To continue to reap the benefits energy efficiency has to offer, the DoE has launched two new programmes:
- The Low-Carbon Pilot in which the department has so far partnered with more than 50 partners, including automakers, food service companies, universities, and local governments. Participants will share their experiences, successes, and challenges pursuing low-carbon strategies. The experiences will help the DoE to come up with ways to better improve the deployment of efficiency mechanisms for grid resilience and climate action.
- The L-Prize, a $12 million competition designed to encourage the development of next-generation energy efficient LED lights. The first L-Prize, which was awarded 10 years ago to a LED replacement for the 60-watt bulb, helped lay the groundwork for products that now save Americans $14.7 billion in avoided energy costs per year.

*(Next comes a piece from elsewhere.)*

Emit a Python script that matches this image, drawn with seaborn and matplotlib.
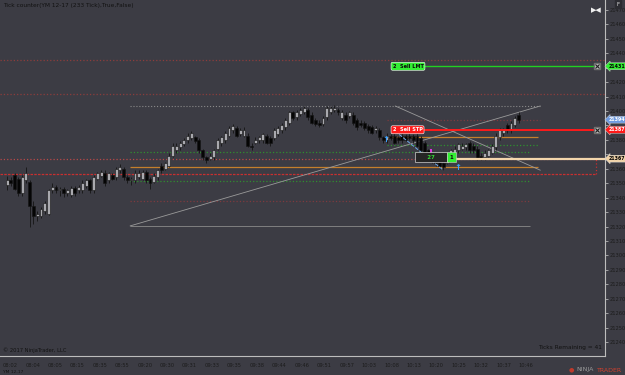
import numpy as np
import pandas as pd
import matplotlib
matplotlib.use("Agg")
import matplotlib.pyplot as plt
import seaborn as sns

# ---------------- data ----------------
opens = [21349, 21352, 21356, 21353, 21343, 21352, 21351, 21334, 21327, 21327,
         21331, 21329, 21345, 21347.5, 21345, 21346, 21343, 21342, 21347, 21345,
         21345, 21348, 21352, 21345, 21353, 21355, 21357, 21352, 21356, 21354,
         21359, 21360, 21354.5, 21352, 21352, 21354.5, 21353, 21358, 21353, 21351,
         21354, 21362, 21360, 21362, 21369, 21373, 21375, 21377, 21380, 21381,
         21382, 21380, 21373, 21368, 21367, 21368, 21374, 21378, 21380, 21383,
         21387, 21388, 21384, 21383, 21383, 21376, 21378, 21380, 21380, 21382.5,
         21381, 21381, 21384, 21387, 21389, 21392, 21399, 21396, 21398, 21399,
         21401, 21397, 21394, 21392, 21391, 21396, 21399, 21401, 21401, 21395,
         21397, 21396.5, 21397, 21394, 21392, 21392, 21389.5, 21389, 21387, 21387,
         21382, 21380, 21382.5, 21383, 21382, 21383, 21382.5, 21383, 21382.5, 21383,
         21381, 21378, 21373, 21369, 21367, 21366, 21364, 21364, 21367, 21371,
         21373, 21374, 21375, 21378, 21376, 21374, 21369, 21368, 21369, 21371,
         21375, 21382, 21385, 21390, 21387, 21390, 21397]
closes = [21352, 21350, 21346, 21343, 21354.5, 21357, 21334, 21327, 21329, 21332,
          21336, 21345, 21347.5, 21345, 21346, 21343, 21345, 21347, 21343, 21347.5,
          21350, 21352, 21345, 21354.5, 21357, 21358, 21350, 21357, 21353, 21360,
          21361.5, 21354, 21352, 21353, 21357, 21357, 21358, 21352, 21350, 21355,
          21359, 21359, 21364, 21369, 21376, 21376, 21378, 21380, 21383, 21385,
          21379, 21373, 21368, 21366, 21369, 21373, 21380, 21382, 21385, 21388,
          21389.5, 21383, 21387, 21387, 21376, 21375, 21380, 21382, 21384, 21378,
          21378, 21387, 21388, 21390, 21394, 21399, 21395, 21399, 21401, 21402,
          21396, 21392, 21391, 21390, 21395, 21402, 21402, 21402, 21399, 21399,
          21394, 21399, 21392, 21389, 21390, 21388, 21387, 21385, 21388, 21382,
          21380, 21383, 21381, 21378, 21380, 21380, 21380, 21381, 21380, 21376,
          21373, 21371, 21369, 21366, 21364, 21362, 21361.5, 21369, 21373, 21374,
          21377, 21376, 21377, 21373, 21373, 21367, 21367, 21371, 21373, 21375.5,
          21383, 21387, 21387, 21387, 21392, 21395, 21394]
highs = [21355, 21354, 21357, 21354.5, 21356, 21361.5, 21352, 21338, 21331, 21333.5,
         21338, 21346, 21350, 21349, 21347.5, 21347.5, 21346, 21348, 21348, 21349,
         21352, 21353, 21353, 21356, 21358, 21359, 21359, 21358, 21357, 21361.5,
         21363, 21361.5, 21356, 21354.5, 21359, 21359, 21359, 21359, 21354.5, 21357,
         21360, 21364, 21365, 21371, 21378, 21378, 21379, 21381, 21385, 21386,
         21383, 21381, 21374, 21369, 21371, 21374, 21381, 21383, 21386, 21389.5,
         21391, 21389.5, 21388, 21389, 21385, 21378, 21382, 21383, 21385, 21384,
         21382.5, 21388, 21389.5, 21392, 21395, 21400, 21400, 21401, 21402, 21403.5,
         21402, 21399, 21395, 21394, 21396.5, 21403.5, 21403.5, 21404, 21402, 21401,
         21399, 21400, 21399, 21395, 21394, 21393, 21391, 21390, 21389.5, 21388,
         21383, 21385, 21384, 21385, 21383, 21385, 21384, 21385, 21384, 21385,
         21382.5, 21379, 21374, 21371, 21368.5, 21367, 21366, 21371, 21374, 21375.5,
         21378, 21378, 21378, 21379, 21378, 21375.5, 21371, 21373, 21374, 21377,
         21385, 21388, 21388, 21392, 21393, 21396.5, 21399]
lows = [21345, 21348, 21345, 21341, 21341, 21350, 21320, 21322, 21324, 21326,
        21329, 21328, 21343, 21343, 21341, 21340.5, 21341, 21340.5, 21341, 21343,
        21343, 21347, 21343, 21343, 21352, 21354, 21348, 21350, 21352, 21352,
        21357, 21352, 21350, 21349, 21350, 21353, 21352, 21350, 21346, 21350,
        21352, 21357, 21359, 21361, 21368, 21371, 21373, 21375.5, 21378, 21380,
        21378, 21371, 21366, 21364, 21366, 21366, 21373, 21376, 21378, 21382,
        21385, 21382, 21382.5, 21382, 21375, 21373, 21377, 21378, 21378, 21377,
        21376, 21380, 21382.5, 21385, 21387, 21390, 21394, 21394, 21396.5, 21398,
        21394, 21391, 21389.5, 21389, 21389.5, 21394, 21398, 21399, 21397, 21394,
        21392, 21395, 21390, 21387, 21389, 21387, 21385, 21384, 21385, 21380,
        21378, 21378, 21380, 21377, 21378, 21378, 21379, 21380, 21378, 21375,
        21371, 21370, 21368, 21364, 21362, 21360, 21359, 21363, 21366, 21370,
        21371, 21373, 21373, 21371, 21371, 21366, 21366, 21366, 21368, 21370,
        21373, 21380, 21383, 21385, 21385, 21389, 21392]

time_labels = ["08:02", "08:04", "08:05", "08:15", "08:35", "08:55", "09:20", "09:30",
               "09:31", "09:33", "09:35", "09:38", "09:44", "09:46", "09:51", "09:57",
               "10:03", "10:08", "10:13", "10:20", "10:25", "10:32", "10:37", "10:46"]
price_ticks = list(range(21240, 21471, 10))
hidden_price_labels = [21430, 21390, 21370]   # covered by the price tags

# drawing-tool levels (price, x start bar, x end bar, color, style, width)
levels = [
    (21435, -2, 159, "#8c3c3c", ":", 0.9),
    (21412, -2, 159, "#8c3c3c", ":", 0.9),
    (21403.5, 32.7, 141.8, "#8a8a8a", ":", 0.8),
    (21394, 101, 141.8, "#7e3a3e", ":", 0.9),
    (21382, 101, 141.2, "#c47f2c", "-", 0.9),
    (21376.5, 101, 141.2, "#2f8f2f", ":", 0.9),
    (21371.6, 32.7, 139, "#2f8f2f", ":", 0.9),
    (21361.5, 32.7, 141.2, "#c47f2c", "-", 0.9),
    (21351.7, 32.7, 139, "#2f8f2f", ":", 0.9),
    (21337.7, 32.7, 139, "#7e3a3e", ":", 0.9),
    (21320.4, 32.7, 139, "#8a8a8a", "-", 0.6),
]
order_levels = [  # price, label, line color, tag color, text color
    (21431, "2  Sell LMT", "#22d022", "#33ee33", "#0a0a0a"),
    (21387, "2  Sell STP", "#ff1a1a", "#ff1a1a", "#ffffff"),
]
tags = [(21431, "21431", "#33ee33", "#000000"),
        (21394, "21394", "#6f9be0", "#ffffff"),
        (21387, "21387", "#ff1a1a", "#ffffff"),
        (21367, "21367", "#efd2a8", "#000000")]

# ---------------- style ----------------
BG = "#3c3c44"
sns.set_theme(style="dark", rc={"axes.facecolor": BG, "figure.facecolor": BG})
plt.rcParams["font.family"] = ["DejaVu Sans"]

fig = plt.figure(figsize=(6.25, 3.75), dpi=100)
ax = fig.add_axes([0, 19 / 375, 605 / 625, 356 / 375])
ax.set_facecolor(BG)

df = pd.DataFrame({"o": opens, "h": highs, "l": lows, "c": closes})
df["i"] = np.arange(len(df))
up = df["c"] >= df["o"]

# wicks
ax.vlines(df["i"], df["l"], df["h"], color="#151515", lw=0.6, zorder=3)
# bodies
body_b = np.minimum(df["o"], df["c"])
body_h = np.maximum(np.abs(df["c"] - df["o"]), 0.5)
ax.bar(df["i"][up], body_h[up], bottom=body_b[up], width=0.78,
       color="#a9a9ae", edgecolor="#151515", lw=0.4, zorder=4)
ax.bar(df["i"][~up], body_h[~up], bottom=body_b[~up], width=0.78,
       color="#050505", edgecolor="#151515", lw=0.4, zorder=4)

# drawing tools
for p, x0, x1, col, ls, lw in levels:
    ax.hlines(p, x0, x1, colors=col, linestyles=ls, lw=lw, zorder=2)

# red rectangle region
ax.hlines(21367, -2, 156.6, colors="#b84848", linestyles=":", lw=0.9, zorder=2)
ax.hlines(21356.4, -2, 156.6, colors="#c83030", linestyles=(0, (2, 1)), lw=0.9, zorder=2)
ax.vlines(156.6, 21356.4, 21367, colors="#c83030", linestyles=":", lw=0.9, zorder=2)

# diagonal lines
ax.plot([32.7, 141.8], [21320.4, 21403.5], color="#9a9a9a", lw=0.6, zorder=2)
ax.plot([103.2, 141.8], [21403.5, 21359], color="#9a9a9a", lw=0.6, zorder=2)

# order lines
for p, lab, lc, tc, txc in order_levels:
    ax.hlines(p, 108.5, 157, colors=lc, lw=1.0 if "LMT" in lab else 1.4, zorder=5)
    ax.text(102.5, p, lab, fontsize=3.6, color=txc, va="center", ha="left", zorder=7,
            fontweight="bold",
            bbox=dict(boxstyle="round,pad=0.3", fc=tc, ec="#ffffff", lw=0.4))
    ax.plot(157, p, marker="s", ms=5, color="#c8c8c8", mec="#707070", zorder=7)
    ax.plot(157, p, marker="x", ms=3, color="#202020", mew=0.8, zorder=8)

# position line
ax.hlines(21367, 119, 159, colors="#f3d6ac", lw=1.6, zorder=5)
ax.text(109.3, 21368, "     27     ", fontsize=3.9, color="#33dd33", va="center",
        ha="left", zorder=7, fontweight="bold",
        bbox=dict(boxstyle="square,pad=0.5", fc="#262626", ec="#d0d0d0", lw=0.5))
ax.text(117.6, 21368, "1", fontsize=3.9, color="#0a0a0a", va="center", ha="left",
        zorder=8, fontweight="bold",
        bbox=dict(boxstyle="square,pad=0.45", fc="#33ee33", ec="#d0d0d0", lw=0.4))

# fill markers / arrows
ax.plot([103.2, 116], [21386, 21359], color="#6fa8e8", lw=0.7, ls="--", zorder=6)
ax.text(100.8, 21380, "↑", fontsize=6, color="#3aa0ff", ha="center", va="center",
        fontweight="bold", zorder=6)
ax.text(119.8, 21361, "↑", fontsize=6, color="#3aa0ff", ha="center", va="center",
        fontweight="bold", zorder=6)
ax.plot(112.8, 21371.6, marker="|", ms=4, color="#ff33ff", mew=1.2, zorder=6)

# axes
ax.set_xlim(-1.9, 159.0)
ax.set_ylim(21230.3, 21476.9)
tick_pos = [0.8 + 5.965 * k for k in range(len(time_labels))]
ax.set_xticks(tick_pos)
ax.set_xticklabels(time_labels)
ax.yaxis.tick_right()
ax.set_yticks(price_ticks)
ax.set_yticklabels(["" if v in hidden_price_labels else str(v) for v in price_ticks])
ax.tick_params(axis="both", labelsize=3.7, length=2, width=0.5, direction="out")
ax.tick_params(axis="x", colors="#c8c8c8", labelcolor="#1c1c1c", pad=3)
ax.tick_params(axis="y", colors="#c8c8c8", labelcolor="#1c1c1c", pad=1)
for s in ["top", "left"]:
    ax.spines[s].set_visible(False)
for s in ["right", "bottom"]:
    ax.spines[s].set_visible(True)
    ax.spines[s].set_color("#bdbdbd")
    ax.spines[s].set_linewidth(0.8)
ax.grid(False)

# price tags on the axis
tr = ax.get_yaxis_transform()
for p, lab, fc, tc in tags:
    ax.text(1.006, p, lab, transform=tr, fontsize=3.4, color=tc, va="center",
            ha="left", fontweight="bold", zorder=10, clip_on=False,
            bbox=dict(boxstyle="larrow,pad=0.2", fc=fc, ec="#e0e0e0", lw=0.3))

# texts
fig.text(3 / 625, 1 - 5 / 375, "Tick counter(YM 12-17 (233 Tick),True,False)",
         fontsize=4.2, color="#121212", va="center", ha="left")
fig.text(3 / 625, 1 - 350 / 375, "© 2017 NinjaTrader, LLC", fontsize=3.7,
         color="#121212", va="center", ha="left")
fig.text(3 / 625, 1 - 372 / 375, "YM 12-17", fontsize=3.2, color="#121212",
         va="center", ha="left")
fig.text(602 / 625, 1 - 348 / 375, "Ticks Remaining = 41", fontsize=4.2,
         color="#121212", va="center", ha="right")
fig.text(596 / 625, 1 - 10 / 375, "▶◀", fontsize=5, color="#f0f0f0",
         va="center", ha="center")
fig.text(618 / 625, 1 - 4 / 375, "F", fontsize=4, color="#dddddd", va="center",
         ha="center", bbox=dict(boxstyle="square,pad=0.2", fc="#2c2c32", ec="#2c2c32"))
fig.text(571 / 625, 1 - 370 / 375, "●", fontsize=4.5, color="#c03a2b", va="center",
         ha="center")
fig.text(576 / 625, 1 - 370 / 375, "NINJA", fontsize=4.5, color="#9a9a9a",
         va="center", ha="left")
fig.text(597 / 625, 1 - 370 / 375, "TRADER", fontsize=4.5, color="#d0402e",
         va="center", ha="left")

fig.savefig("out.png", dpi=100, facecolor=BG)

Globally, an increasing amount of investments are being poured into the energy efficiency sector especially in developed economies as investors, governments and energy stakeholders become more aware of the role efficiency plays in accelerating the path to net zero. In Europe, for example, the European Investment Bank has formed an alliance with Union de Creditos Inmobiliarios to unveil a new credit line that is designed to accelerate project funding within the sector in France and Spain. The European Committee of the Regions has also recommended the European Commission leverage energy efficiency as a base to develop an integrated energy system that is thought to be key to unlocking the block’s transition to clean energy resources.